Getting injured when you’re at the hospital or a doctor’s office can make you feel neglected or like your doctors just didn’t care. In Florida, to seek a malpractice lawsuit, you would have had to go through the trouble of court just to be told that there was a cap on the amount of money you could be awarded for your pain and suffering. Now, that cap has been voided. According to the Florida Supreme Court, the law that established a $1 million cap on medical malpractice cases had to be voided.
A cap on medical malpractice awards isn’t fair for those who have suffered injuries. Without knowing those people and seeing what they’ve gone through, it’s hard to know how much money they will need for care or how seriously their injuries have affected their lives. With medical malpractice caps, no matter what a jury awards a victim, the judge would have to reduce the amount to the state’s cap. So, even if the jury determines that the circumstances require a higher payout, that victim won’t receive it.

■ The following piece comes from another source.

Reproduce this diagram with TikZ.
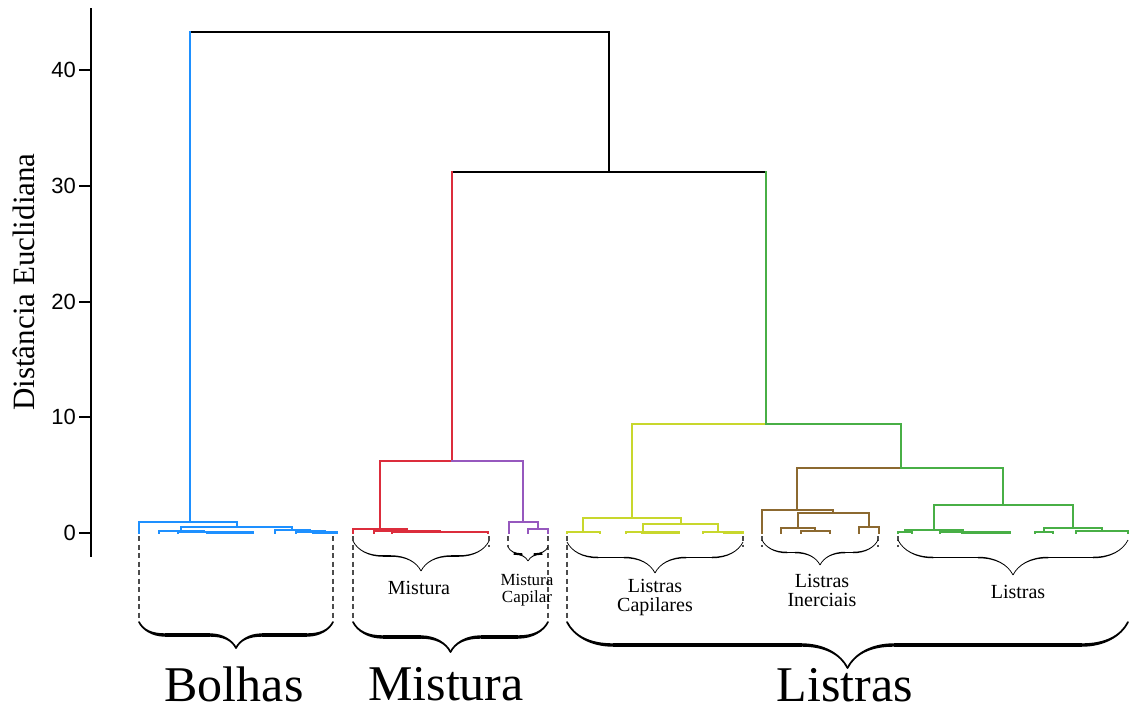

There are 35 states in the U.S. that have laws that place a cap on non-economic damages in medical malpractice cases. In California, the limit is $250,000 on non-economic damages. These limits essentially are in place to limit how much a person can get for “pain and suffering,” not their medical bills.
According to the article, some people believe that the caps should be in place, because the state would then know exactly how much a person could get for “pain and suffering” awards and eliminate ridiculously high payouts. However, others have argued that a system that has a single cap won’t work. Why? The cap overrules the jury, and that’s not something that is normally done in a court.